· · 3 minutes read

Lambda durable functions fit the messy middle of agent workflows

AWS Lambda durable functions give multi-agent and human-in-the-loop workflows checkpointing, replay, callbacks, and polling without forcing every team to assemble custom orchestration infrastructure.

aws lambda serverless ai reliability

Agent workflows are rarely a neat chain of fast API calls. They wait for humans, retry model calls, poll external systems, compensate for failed steps, and burn money when the same expensive operation runs twice.

The AWS Compute Blog post on building fault-tolerant multi-agent AI workflows with AWS Lambda durable functions is useful because it focuses on that messy middle. The healthcare prior authorization example is domain-specific, but the orchestration problem is common.

What changed

Lambda durable functions extend the Lambda programming model with checkpoint and replay operations. The source article highlights patterns such as:

  • context.step() for checkpointed work,
  • callback waits for human review or external completion signals,
  • condition waits for polling long-running systems,
  • replay behavior that skips completed durable operations,
  • execution metrics and status events for operational visibility.

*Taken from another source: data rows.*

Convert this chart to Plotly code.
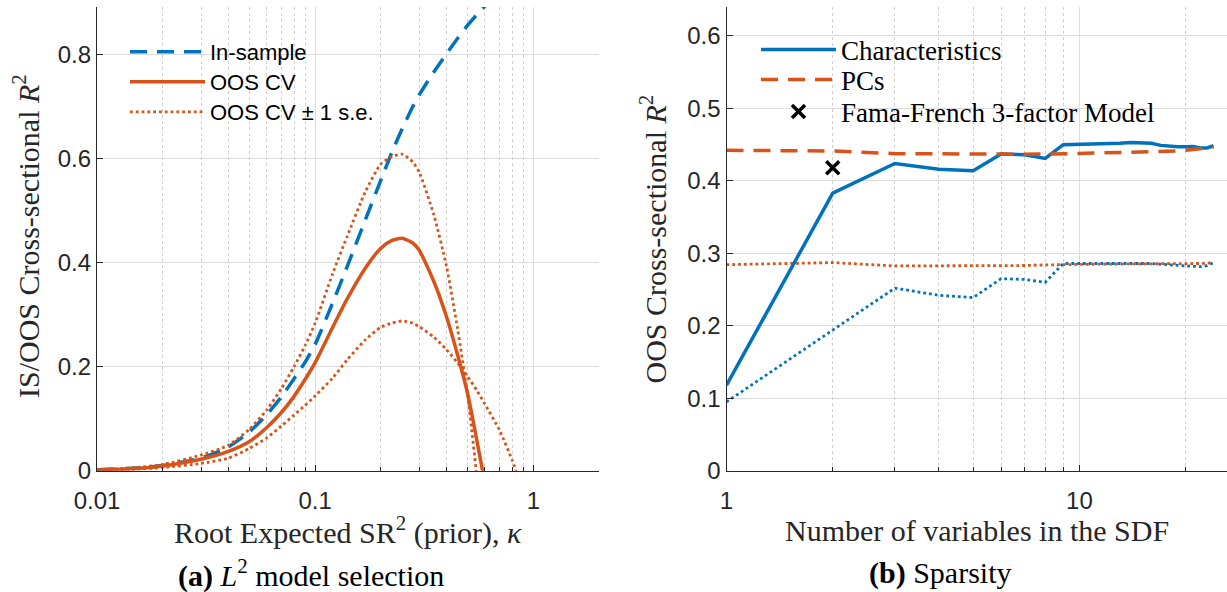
import math
import plotly.graph_objects as go

# ---------------- Panel (a): L2 model selection ----------------
kappa = [0.01, 0.015, 0.02, 0.03, 0.04, 0.05, 0.06, 0.07, 0.08, 0.09, 0.1, 0.12, 0.14,
         0.17, 0.2, 0.225, 0.25, 0.28, 0.3, 0.35, 0.4, 0.45, 0.5, 0.55, 0.6, 0.7, 0.8, 0.9]
in_sample = [0.002, 0.005, 0.010, 0.024, 0.046, 0.075, 0.108, 0.142, 0.177, 0.209, 0.243, 0.322, 0.392,
             0.483, 0.559, 0.613, 0.657, 0.700, 0.723, 0.767, 0.802, 0.832, 0.857, 0.877, 0.894, 0.922, 0.943, 0.958]
oos_cv = [0.001, 0.004, 0.009, 0.022, 0.037, 0.056, 0.083, 0.112, 0.143, 0.176, 0.208, 0.275, 0.330,
          0.390, 0.428, 0.443, 0.447, 0.438, 0.424, 0.364, 0.296, 0.222, 0.148, 0.060, -0.025, -0.200, -0.400, -0.600]
oos_cv_upper = [0.002, 0.006, 0.012, 0.030, 0.049, 0.080, 0.117, 0.158, 0.200, 0.241, 0.284, 0.378, 0.450,
                0.537, 0.590, 0.604, 0.609, 0.594, 0.574, 0.492, 0.393, 0.272, 0.144, -0.010, -0.200, -0.500, -0.800, -1.100]
oos_cv_lower = [0.001, 0.003, 0.006, 0.014, 0.024, 0.043, 0.063, 0.086, 0.107, 0.126, 0.144, 0.178, 0.213,
                0.252, 0.276, 0.284, 0.288, 0.284, 0.277, 0.257, 0.233, 0.207, 0.181, 0.155, 0.128, 0.078, 0.020, -0.040]

# ---------------- Panel (b): Sparsity ----------------
n_vars = list(range(1, 25))
characteristics = [0.118, 0.383, 0.424, 0.416, 0.414, 0.437, 0.436, 0.431, 0.450, 0.4505, 0.451, 0.451,
                   0.452, 0.453, 0.452, 0.452, 0.449, 0.4477, 0.447, 0.447, 0.4475, 0.4455, 0.4455, 0.4486]
characteristics_lower = [0.095, 0.194, 0.252, 0.242, 0.239, 0.265, 0.264, 0.260, 0.286, 0.286, 0.286, 0.286,
                         0.287, 0.287, 0.287, 0.286, 0.285, 0.284, 0.283, 0.2826, 0.282, 0.2817, 0.283, 0.2872]
pcs = [0.4422, 0.4413, 0.4376, 0.437, 0.4367, 0.4367, 0.4368, 0.437, 0.4378, 0.4385, 0.4387, 0.4389,
       0.4391, 0.4394, 0.4397, 0.440, 0.4405, 0.441, 0.4415, 0.4422, 0.443, 0.444, 0.4455, 0.4468]
pcs_lower = [0.2844, 0.2872, 0.2826, 0.2826, 0.2826, 0.2828, 0.2832, 0.284, 0.2846, 0.2853, 0.2853, 0.2853,
             0.2853, 0.2853, 0.2853, 0.2853, 0.2853, 0.2853, 0.2855, 0.2856, 0.2858, 0.286, 0.2865, 0.287]
ff3_x = [2]
ff3_y = [0.418]

BLUE = "#0072BD"
ORANGE = "#D95319"
AXC = "#262626"
W, H = 1227, 592
DASH = "17px,10px"
DOT = "2.8px,3px"
DOTW = 2.8

fig = go.Figure()

# Left panel traces
fig.add_trace(go.Scatter(x=kappa, y=in_sample, mode="lines", name="In-sample",
                         line=dict(color=BLUE, width=3.5, dash=DASH, shape="spline", smoothing=0.6),
                         xaxis="x", yaxis="y", legend="legend"))
fig.add_trace(go.Scatter(x=kappa, y=oos_cv, mode="lines", name="OOS CV",
                         line=dict(color=ORANGE, width=3.5, shape="spline", smoothing=0.6),
                         xaxis="x", yaxis="y", legend="legend2"))
fig.add_trace(go.Scatter(x=kappa, y=oos_cv_upper, mode="lines", name="OOS CV ± 1 s.e.",
                         line=dict(color=ORANGE, width=DOTW, dash=DOT, shape="spline", smoothing=0.6),
                         xaxis="x", yaxis="y", legend="legend3"))
fig.add_trace(go.Scatter(x=kappa, y=oos_cv_lower, mode="lines", showlegend=False,
                         line=dict(color=ORANGE, width=DOTW, dash=DOT, shape="spline", smoothing=0.6),
                         xaxis="x", yaxis="y"))

# Right panel traces
fig.add_trace(go.Scatter(x=n_vars, y=characteristics_lower, mode="lines", showlegend=False,
                         line=dict(color=BLUE, width=DOTW, dash=DOT),
                         xaxis="x2", yaxis="y2"))
fig.add_trace(go.Scatter(x=n_vars, y=pcs_lower, mode="lines", showlegend=False,
                         line=dict(color=ORANGE, width=DOTW, dash=DOT),
                         xaxis="x2", yaxis="y2"))
fig.add_trace(go.Scatter(x=n_vars, y=characteristics, mode="lines", name="Characteristics",
                         line=dict(color=BLUE, width=3.5),
                         xaxis="x2", yaxis="y2", legend="legend4"))
fig.add_trace(go.Scatter(x=n_vars, y=pcs, mode="lines", name="PCs",
                         line=dict(color=ORANGE, width=3.5, dash=DASH),
                         xaxis="x2", yaxis="y2", legend="legend5"))
fig.add_trace(go.Scatter(x=ff3_x, y=ff3_y, mode="markers", name="Fama-French 3-factor Model",
                         marker=dict(symbol="x-thin", size=13, color="black",
                                     line=dict(color="black", width=3.5)),
                         xaxis="x2", yaxis="y2", legend="legend6"))

tickfont = dict(family="Liberation Sans, Arial, sans-serif", size=24, color=AXC)
serif = "Liberation Serif, Times New Roman, serif"

y_dom = [1 - 470.7 / H, 1 - 7 / H]
common_x = dict(type="log", dtick=1, ticks="inside", ticklen=6, tickwidth=1, tickcolor=AXC,
                showline=True, linecolor=AXC, linewidth=1.2, showgrid=True, gridcolor="#dcdcdc",
                gridwidth=1, zeroline=False, tickfont=tickfont, automargin=False,
                ticklabelstandoff=8,
                minor=dict(dtick="D1", ticks="inside", ticklen=4, tickcolor=AXC, showgrid=True,
                           gridcolor="#cfcfcf", griddash="dot", gridwidth=1))
common_y = dict(ticks="inside", ticklen=6, tickwidth=1, tickcolor=AXC, showline=True, linecolor=AXC,
                linewidth=1.2, showgrid=True, gridcolor="#dcdcdc", gridwidth=1, zeroline=False,
                tickfont=tickfont, automargin=False)


def leg(x_px, y_px, font):
    return dict(x=x_px / W, y=1 - y_px / H, xanchor="left", yanchor="middle",
                bgcolor="rgba(0,0,0,0)", font=font, itemwidth=75, borderwidth=0)


sans_leg = dict(family="Liberation Sans, Arial, sans-serif", size=22, color="black")
serif_leg = dict(family=serif, size=27, color="black")

fig.update_layout(
    width=W, height=H,
    margin=dict(l=0, r=0, t=0, b=0, autoexpand=False),
    paper_bgcolor="white", plot_bgcolor="white",
    xaxis=dict(common_x, domain=[97 / W, 599 / W], range=[-2, math.log10(2)], anchor="y"),
    yaxis=dict(common_y, domain=y_dom, range=[0, 0.892], dtick=0.2, anchor="x"),
    xaxis2=dict(common_x, domain=[726.5 / W, 1.0], range=[0, math.log10(26.2)], anchor="y2"),
    yaxis2=dict(common_y, domain=y_dom, range=[0, 0.64], dtick=0.1, anchor="x2"),
    legend=leg(125, 52, sans_leg),
    legend2=leg(125, 82, sans_leg),
    legend3=leg(125, 112, sans_leg),
    legend4=leg(756, 50, serif_leg),
    legend5=leg(756, 80, serif_leg),
    legend6=leg(756, 112, serif_leg),
    showlegend=True,
)

ann = []
ann.append(dict(text="IS/OOS Cross-sectional <i>R</i><sup>2</sup>", x=26 / W, y=1 - 236 / H,
                textangle=-90, font=dict(family=serif, size=30, color=AXC)))
ann.append(dict(text="OOS Cross-sectional <i>R</i><sup>2</sup>", x=654 / W, y=1 - 239.5 / H,
                textangle=-90, font=dict(family=serif, size=30, color=AXC)))
ann.append(dict(text="Root Expected SR<sup>2</sup> (prior), <i>κ</i>", x=348 / W, y=1 - 530 / H,
                font=dict(family=serif, size=30, color=AXC)))
ann.append(dict(text="Number of variables in the SDF", x=977 / W, y=1 - 530 / H,
                font=dict(family=serif, size=30, color=AXC)))
ann.append(dict(text="<b>(a)</b> <i>L</i><sup>2</sup> model selection", x=311 / W, y=1 - 573 / H,
                font=dict(family=serif, size=30, color="black")))
ann.append(dict(text="<b>(b)</b> Sparsity", x=940 / W, y=1 - 573 / H,
                font=dict(family=serif, size=30, color="black")))
for a in ann:
    a.update(xref="paper", yref="paper", showarrow=False, xanchor="center", yanchor="middle")
fig.update_layout(annotations=ann)

fig.write_html("out.html", config={"displayModeBar": False},
               post_script="document.body.style.margin='0';")
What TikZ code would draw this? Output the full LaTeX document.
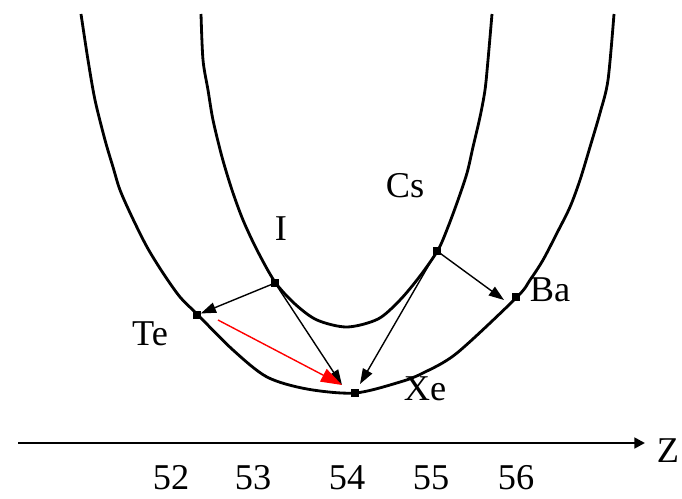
\documentclass[tikz,border=0pt]{standalone}
\usepackage{fontspec}
\setmainfont{Liberation Serif}
\usetikzlibrary{arrows.meta}

\begin{document}
\begin{tikzpicture}[
        x=0.03cm, y=-0.03cm,
        curve/.style={line width=2.4pt, draw=black},
        dot/.style={rectangle, fill=black, inner sep=0pt, minimum size=6pt},
        lbl/.style={font=\fontsize{31}{36}\selectfont, inner sep=0pt},
        arrow/.style={-{Triangle[length=13pt, width=9pt]}, line width=1.2pt, draw=black},
        redarrow/.style={-{Triangle[length=18pt, width=12pt]}, line width=1.2pt, draw=red, fill=red},
        axis/.style={-{Triangle[length=9pt, width=9pt]}, line width=2.4pt, draw=black}
    ]
    \useasboundingbox (0,0) rectangle (682,498);
    % even-even parabola
    \draw[curve] plot[smooth, tension=0.5] coordinates {(81,14) (88,60) (95,100) (105,140) (113,167) (120,190) (132,217) (147,247) (163,273) (180,297) (197,314) (233,350) (267,377) (307,389) (355,393) (400,382) (423,373) (457,353) (517,297) (530,280) (543,260) (557,233) (570,207) (580,180) (590,147) (600,113) (608,80) (614,14)};
    % odd-odd parabola
    \draw[curve] plot[smooth, tension=0.5] coordinates {(201,14) (203,60) (208,90) (213,120) (222,157) (232,190) (243,220) (257,250) (275,282) (295,304) (317,320) (347,327) (378,319) (400,300) (420,276) (438,250) (448,227) (458,200) (467,173) (473,147) (480,117) (485,90) (488,60) (492,14)};
    \node[dot] (Te) at (197,315) {};
    \node[dot] (I) at (275,283) {};
    \node[dot, minimum size=7pt] (Xe) at (355,393) {};
    \node[dot] (Cs) at (437,251) {};
    \node[dot] (Ba) at (516,297) {};
    \node[lbl] (teL) at (150,334) {Te};
    \node[lbl] (iL) at (281,229) {I};
    \node[lbl] (xeL) at (425,389) {Xe};
    \node[lbl] (csL) at (405,186) {Cs};
    \node[lbl] (baL) at (550,290) {Ba};
    \coordinate (xeA) at (342,385);
    \coordinate (xeB) at (360,384);
    \coordinate (baA) at (504,300);
    \coordinate (teA) at (218,320);
    \draw[arrow] (I) -- (Te);
    \draw[arrow] (I) -- (xeA);
    \draw[arrow] (Cs) -- (xeB);
    \draw[arrow] (Cs) -- (baA);
    \draw[redarrow] (teA) -- (xeA);
    % Z axis
    \coordinate (zL) at (18,443);
    \coordinate (zR) at (645,443);
    \draw[axis] (zL) -- (zR);
    \node[lbl] (zT) at (668,451) {Z};
    \foreach \n/\x in {52/171, 53/253, 54/347, 55/431, 56/516}
        \node[lbl] (n\n) at (\x,478) {\n};
\end{tikzpicture}
\end{document}
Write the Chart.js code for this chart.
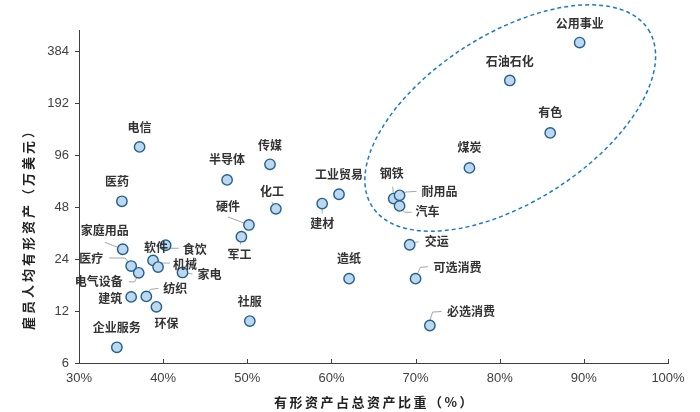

That means a long-running workflow can pause without paying compute charges during the wait, then resume from the right point when a callback arrives or a condition changes.

Why it matters for AI systems

Multi-agent workflows are expensive and non-deterministic. If an extraction agent, reasoning agent, or synthesis agent has already completed, you usually do not want a transient failure later in the flow to rerun everything from the start.

Durable checkpointing directly addresses that. It also makes human-in-the-loop patterns less awkward. A review step can suspend for hours or days without holding a running process open or building separate queue-and-database plumbing for every workflow.

This is not only an AI feature. It is orchestration for any process where work is valuable, waits are long, and retries must be controlled.

The architectural trade-off

The biggest benefit is also the thing to design carefully: workflow logic lives in code.

That can be cleaner than stitching together many small infrastructure pieces, but it requires discipline. Builders need deterministic step boundaries, idempotent external calls, clear timeout behavior, and replay-aware logging. If a step charges a credit card, submits a claim, sends an email, or updates a ticket, retries must reuse idempotency keys.

You also need to decide when Step Functions is still a better fit. If the team benefits from visual state machines, service integrations, explicit workflow definitions, or non-developer operators inspecting the flow, Step Functions remains strong. Durable functions are attractive when the orchestration is code-heavy, developer-owned, and benefits from staying close to the Lambda handler.

What builders should do next

Do not start by converting every workflow. Start with one painful process that has three properties:

  1. expensive completed steps that should not repeat,
  2. long waits for humans or external systems,
  3. retry behavior that is currently implemented with custom glue.

Then design the durable function around failure cases first. What happens if an agent times out? If the human rejects the result? If the external API accepts a submission but the response is lost? If the workflow exceeds the business deadline?

The source example uses prior authorization, but the pattern applies to code review agents, document processing, procurement approvals, incident remediation, and migration assessment pipelines.

The practical takeaway: durable functions are not just about making Lambda run longer. They are about making long-running workflows resumable, observable, and cheaper to wait on.